# [Job]
Reproduce the following material exactly, including every line.

------------------------------------------------------------

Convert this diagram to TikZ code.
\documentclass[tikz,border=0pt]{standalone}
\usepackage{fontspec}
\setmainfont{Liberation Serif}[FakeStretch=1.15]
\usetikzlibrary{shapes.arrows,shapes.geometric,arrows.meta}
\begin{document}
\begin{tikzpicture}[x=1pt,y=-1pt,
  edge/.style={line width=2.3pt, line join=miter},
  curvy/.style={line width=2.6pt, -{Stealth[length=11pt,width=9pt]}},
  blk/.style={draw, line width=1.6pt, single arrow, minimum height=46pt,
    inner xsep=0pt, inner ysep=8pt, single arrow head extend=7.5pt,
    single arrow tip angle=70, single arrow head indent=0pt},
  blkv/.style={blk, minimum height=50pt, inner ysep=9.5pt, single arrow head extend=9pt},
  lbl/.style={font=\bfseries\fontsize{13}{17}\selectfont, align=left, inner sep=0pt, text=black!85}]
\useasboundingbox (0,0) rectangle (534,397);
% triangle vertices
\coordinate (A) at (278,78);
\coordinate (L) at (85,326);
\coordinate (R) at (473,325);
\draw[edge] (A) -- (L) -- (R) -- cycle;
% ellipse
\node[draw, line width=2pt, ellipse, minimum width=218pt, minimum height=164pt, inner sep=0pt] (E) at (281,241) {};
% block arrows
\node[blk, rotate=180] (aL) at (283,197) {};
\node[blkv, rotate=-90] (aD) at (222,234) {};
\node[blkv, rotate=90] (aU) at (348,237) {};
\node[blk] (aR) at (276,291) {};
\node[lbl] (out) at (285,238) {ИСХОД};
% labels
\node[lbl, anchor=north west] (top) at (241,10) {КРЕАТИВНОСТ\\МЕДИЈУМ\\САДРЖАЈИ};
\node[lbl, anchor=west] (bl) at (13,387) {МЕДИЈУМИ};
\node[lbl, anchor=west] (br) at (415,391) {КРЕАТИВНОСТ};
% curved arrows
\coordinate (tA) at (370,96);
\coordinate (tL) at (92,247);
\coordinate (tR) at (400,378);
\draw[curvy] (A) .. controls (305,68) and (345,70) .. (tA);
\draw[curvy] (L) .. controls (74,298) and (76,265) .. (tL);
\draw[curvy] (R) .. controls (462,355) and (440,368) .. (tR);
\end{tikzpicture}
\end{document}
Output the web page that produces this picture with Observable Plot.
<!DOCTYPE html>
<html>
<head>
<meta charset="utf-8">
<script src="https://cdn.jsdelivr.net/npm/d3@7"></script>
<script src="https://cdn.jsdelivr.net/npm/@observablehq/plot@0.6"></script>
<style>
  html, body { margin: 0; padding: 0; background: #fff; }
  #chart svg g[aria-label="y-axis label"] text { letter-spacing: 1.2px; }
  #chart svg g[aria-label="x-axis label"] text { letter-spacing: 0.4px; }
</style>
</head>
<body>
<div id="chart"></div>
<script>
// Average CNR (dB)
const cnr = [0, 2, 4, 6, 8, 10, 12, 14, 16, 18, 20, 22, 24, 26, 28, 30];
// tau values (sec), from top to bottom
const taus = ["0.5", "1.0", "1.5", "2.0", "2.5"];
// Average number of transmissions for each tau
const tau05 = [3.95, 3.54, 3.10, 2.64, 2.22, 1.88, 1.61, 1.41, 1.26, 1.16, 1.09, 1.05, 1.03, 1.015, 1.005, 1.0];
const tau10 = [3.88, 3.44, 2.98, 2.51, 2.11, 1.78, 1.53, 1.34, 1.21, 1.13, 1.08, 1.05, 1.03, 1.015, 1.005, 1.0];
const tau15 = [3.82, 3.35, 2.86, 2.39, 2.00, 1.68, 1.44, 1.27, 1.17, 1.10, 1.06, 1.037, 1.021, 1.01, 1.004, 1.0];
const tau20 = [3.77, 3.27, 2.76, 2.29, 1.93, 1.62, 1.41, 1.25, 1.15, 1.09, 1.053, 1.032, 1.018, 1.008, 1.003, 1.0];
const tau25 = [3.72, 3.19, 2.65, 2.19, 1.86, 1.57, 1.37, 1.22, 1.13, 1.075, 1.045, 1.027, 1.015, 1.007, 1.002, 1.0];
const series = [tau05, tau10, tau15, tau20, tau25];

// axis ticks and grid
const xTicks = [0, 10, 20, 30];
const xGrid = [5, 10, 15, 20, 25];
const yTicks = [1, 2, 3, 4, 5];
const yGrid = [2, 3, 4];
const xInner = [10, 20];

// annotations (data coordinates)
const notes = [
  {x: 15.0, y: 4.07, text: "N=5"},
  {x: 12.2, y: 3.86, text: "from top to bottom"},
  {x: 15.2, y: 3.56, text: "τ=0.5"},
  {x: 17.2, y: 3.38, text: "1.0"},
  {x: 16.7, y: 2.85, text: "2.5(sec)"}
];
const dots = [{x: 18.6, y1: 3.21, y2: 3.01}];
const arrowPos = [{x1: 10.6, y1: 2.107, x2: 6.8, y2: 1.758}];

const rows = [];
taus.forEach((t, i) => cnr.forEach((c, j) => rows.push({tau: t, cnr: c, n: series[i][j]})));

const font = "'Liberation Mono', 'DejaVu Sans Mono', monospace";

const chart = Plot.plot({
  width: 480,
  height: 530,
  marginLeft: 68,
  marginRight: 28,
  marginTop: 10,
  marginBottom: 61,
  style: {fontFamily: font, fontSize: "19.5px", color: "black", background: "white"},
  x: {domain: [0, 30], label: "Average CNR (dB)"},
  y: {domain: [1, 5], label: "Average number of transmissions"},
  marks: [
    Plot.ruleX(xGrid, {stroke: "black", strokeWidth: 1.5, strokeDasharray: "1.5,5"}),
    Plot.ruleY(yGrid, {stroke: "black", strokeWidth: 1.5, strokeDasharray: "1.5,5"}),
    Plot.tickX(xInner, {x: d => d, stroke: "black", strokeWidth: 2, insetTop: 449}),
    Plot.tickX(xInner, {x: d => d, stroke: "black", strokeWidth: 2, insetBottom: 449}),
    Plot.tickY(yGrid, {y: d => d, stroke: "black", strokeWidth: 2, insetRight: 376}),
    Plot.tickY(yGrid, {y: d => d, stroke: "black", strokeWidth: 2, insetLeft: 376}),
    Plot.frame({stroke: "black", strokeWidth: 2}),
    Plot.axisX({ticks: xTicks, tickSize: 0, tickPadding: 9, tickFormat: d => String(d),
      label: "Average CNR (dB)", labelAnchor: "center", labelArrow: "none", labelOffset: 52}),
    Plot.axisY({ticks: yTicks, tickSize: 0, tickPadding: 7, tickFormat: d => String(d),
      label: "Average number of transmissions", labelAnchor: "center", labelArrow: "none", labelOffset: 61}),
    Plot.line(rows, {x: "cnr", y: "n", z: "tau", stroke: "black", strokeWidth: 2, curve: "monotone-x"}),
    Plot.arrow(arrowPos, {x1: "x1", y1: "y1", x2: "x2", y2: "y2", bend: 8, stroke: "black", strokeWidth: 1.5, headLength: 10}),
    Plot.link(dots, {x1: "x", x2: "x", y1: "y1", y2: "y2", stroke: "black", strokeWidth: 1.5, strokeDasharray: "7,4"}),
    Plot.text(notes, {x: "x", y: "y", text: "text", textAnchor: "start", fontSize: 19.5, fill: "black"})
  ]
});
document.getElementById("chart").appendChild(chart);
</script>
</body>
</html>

------------------------------------------------------------

# [Exercise result]
Convert this diagram to TikZ code.
\documentclass[tikz,border=0pt]{standalone}
\usepackage{fontspec}
\setmainfont{Liberation Serif}[FakeStretch=1.15]
\usetikzlibrary{shapes.arrows,shapes.geometric,arrows.meta}
\begin{document}
\begin{tikzpicture}[x=1pt,y=-1pt,
  edge/.style={line width=2.3pt, line join=miter},
  curvy/.style={line width=2.6pt, -{Stealth[length=11pt,width=9pt]}},
  blk/.style={draw, line width=1.6pt, single arrow, minimum height=46pt,
    inner xsep=0pt, inner ysep=8pt, single arrow head extend=7.5pt,
    single arrow tip angle=70, single arrow head indent=0pt},
  blkv/.style={blk, minimum height=50pt, inner ysep=9.5pt, single arrow head extend=9pt},
  lbl/.style={font=\bfseries\fontsize{13}{17}\selectfont, align=left, inner sep=0pt, text=black!85}]
\useasboundingbox (0,0) rectangle (534,397);
% triangle vertices
\coordinate (A) at (278,78);
\coordinate (L) at (85,326);
\coordinate (R) at (473,325);
\draw[edge] (A) -- (L) -- (R) -- cycle;
% ellipse
\node[draw, line width=2pt, ellipse, minimum width=218pt, minimum height=164pt, inner sep=0pt] (E) at (281,241) {};
% block arrows
\node[blk, rotate=180] (aL) at (283,197) {};
\node[blkv, rotate=-90] (aD) at (222,234) {};
\node[blkv, rotate=90] (aU) at (348,237) {};
\node[blk] (aR) at (276,291) {};
\node[lbl] (out) at (285,238) {ИСХОД};
% labels
\node[lbl, anchor=north west] (top) at (241,10) {КРЕАТИВНОСТ\\МЕДИЈУМ\\САДРЖАЈИ};
\node[lbl, anchor=west] (bl) at (13,387) {МЕДИЈУМИ};
\node[lbl, anchor=west] (br) at (415,391) {КРЕАТИВНОСТ};
% curved arrows
\coordinate (tA) at (370,96);
\coordinate (tL) at (92,247);
\coordinate (tR) at (400,378);
\draw[curvy] (A) .. controls (305,68) and (345,70) .. (tA);
\draw[curvy] (L) .. controls (74,298) and (76,265) .. (tL);
\draw[curvy] (R) .. controls (462,355) and (440,368) .. (tR);
\end{tikzpicture}
\end{document}
Output the web page that produces this picture with Observable Plot.
<!DOCTYPE html>
<html>
<head>
<meta charset="utf-8">
<script src="https://cdn.jsdelivr.net/npm/d3@7"></script>
<script src="https://cdn.jsdelivr.net/npm/@observablehq/plot@0.6"></script>
<style>
  html, body { margin: 0; padding: 0; background: #fff; }
  #chart svg g[aria-label="y-axis label"] text { letter-spacing: 1.2px; }
  #chart svg g[aria-label="x-axis label"] text { letter-spacing: 0.4px; }
</style>
</head>
<body>
<div id="chart"></div>
<script>
// Average CNR (dB)
const cnr = [0, 2, 4, 6, 8, 10, 12, 14, 16, 18, 20, 22, 24, 26, 28, 30];
// tau values (sec), from top to bottom
const taus = ["0.5", "1.0", "1.5", "2.0", "2.5"];
// Average number of transmissions for each tau
const tau05 = [3.95, 3.54, 3.10, 2.64, 2.22, 1.88, 1.61, 1.41, 1.26, 1.16, 1.09, 1.05, 1.03, 1.015, 1.005, 1.0];
const tau10 = [3.88, 3.44, 2.98, 2.51, 2.11, 1.78, 1.53, 1.34, 1.21, 1.13, 1.08, 1.05, 1.03, 1.015, 1.005, 1.0];
const tau15 = [3.82, 3.35, 2.86, 2.39, 2.00, 1.68, 1.44, 1.27, 1.17, 1.10, 1.06, 1.037, 1.021, 1.01, 1.004, 1.0];
const tau20 = [3.77, 3.27, 2.76, 2.29, 1.93, 1.62, 1.41, 1.25, 1.15, 1.09, 1.053, 1.032, 1.018, 1.008, 1.003, 1.0];
const tau25 = [3.72, 3.19, 2.65, 2.19, 1.86, 1.57, 1.37, 1.22, 1.13, 1.075, 1.045, 1.027, 1.015, 1.007, 1.002, 1.0];
const series = [tau05, tau10, tau15, tau20, tau25];

// axis ticks and grid
const xTicks = [0, 10, 20, 30];
const xGrid = [5, 10, 15, 20, 25];
const yTicks = [1, 2, 3, 4, 5];
const yGrid = [2, 3, 4];
const xInner = [10, 20];

// annotations (data coordinates)
const notes = [
  {x: 15.0, y: 4.07, text: "N=5"},
  {x: 12.2, y: 3.86, text: "from top to bottom"},
  {x: 15.2, y: 3.56, text: "τ=0.5"},
  {x: 17.2, y: 3.38, text: "1.0"},
  {x: 16.7, y: 2.85, text: "2.5(sec)"}
];
const dots = [{x: 18.6, y1: 3.21, y2: 3.01}];
const arrowPos = [{x1: 10.6, y1: 2.107, x2: 6.8, y2: 1.758}];

const rows = [];
taus.forEach((t, i) => cnr.forEach((c, j) => rows.push({tau: t, cnr: c, n: series[i][j]})));

const font = "'Liberation Mono', 'DejaVu Sans Mono', monospace";

const chart = Plot.plot({
  width: 480,
  height: 530,
  marginLeft: 68,
  marginRight: 28,
  marginTop: 10,
  marginBottom: 61,
  style: {fontFamily: font, fontSize: "19.5px", color: "black", background: "white"},
  x: {domain: [0, 30], label: "Average CNR (dB)"},
  y: {domain: [1, 5], label: "Average number of transmissions"},
  marks: [
    Plot.ruleX(xGrid, {stroke: "black", strokeWidth: 1.5, strokeDasharray: "1.5,5"}),
    Plot.ruleY(yGrid, {stroke: "black", strokeWidth: 1.5, strokeDasharray: "1.5,5"}),
    Plot.tickX(xInner, {x: d => d, stroke: "black", strokeWidth: 2, insetTop: 449}),
    Plot.tickX(xInner, {x: d => d, stroke: "black", strokeWidth: 2, insetBottom: 449}),
    Plot.tickY(yGrid, {y: d => d, stroke: "black", strokeWidth: 2, insetRight: 376}),
    Plot.tickY(yGrid, {y: d => d, stroke: "black", strokeWidth: 2, insetLeft: 376}),
    Plot.frame({stroke: "black", strokeWidth: 2}),
    Plot.axisX({ticks: xTicks, tickSize: 0, tickPadding: 9, tickFormat: d => String(d),
      label: "Average CNR (dB)", labelAnchor: "center", labelArrow: "none", labelOffset: 52}),
    Plot.axisY({ticks: yTicks, tickSize: 0, tickPadding: 7, tickFormat: d => String(d),
      label: "Average number of transmissions", labelAnchor: "center", labelArrow: "none", labelOffset: 61}),
    Plot.line(rows, {x: "cnr", y: "n", z: "tau", stroke: "black", strokeWidth: 2, curve: "monotone-x"}),
    Plot.arrow(arrowPos, {x1: "x1", y1: "y1", x2: "x2", y2: "y2", bend: 8, stroke: "black", strokeWidth: 1.5, headLength: 10}),
    Plot.link(dots, {x1: "x", x2: "x", y1: "y1", y2: "y2", stroke: "black", strokeWidth: 1.5, strokeDasharray: "7,4"}),
    Plot.text(notes, {x: "x", y: "y", text: "text", textAnchor: "start", fontSize: 19.5, fill: "black"})
  ]
});
document.getElementById("chart").appendChild(chart);
</script>
</body>
</html>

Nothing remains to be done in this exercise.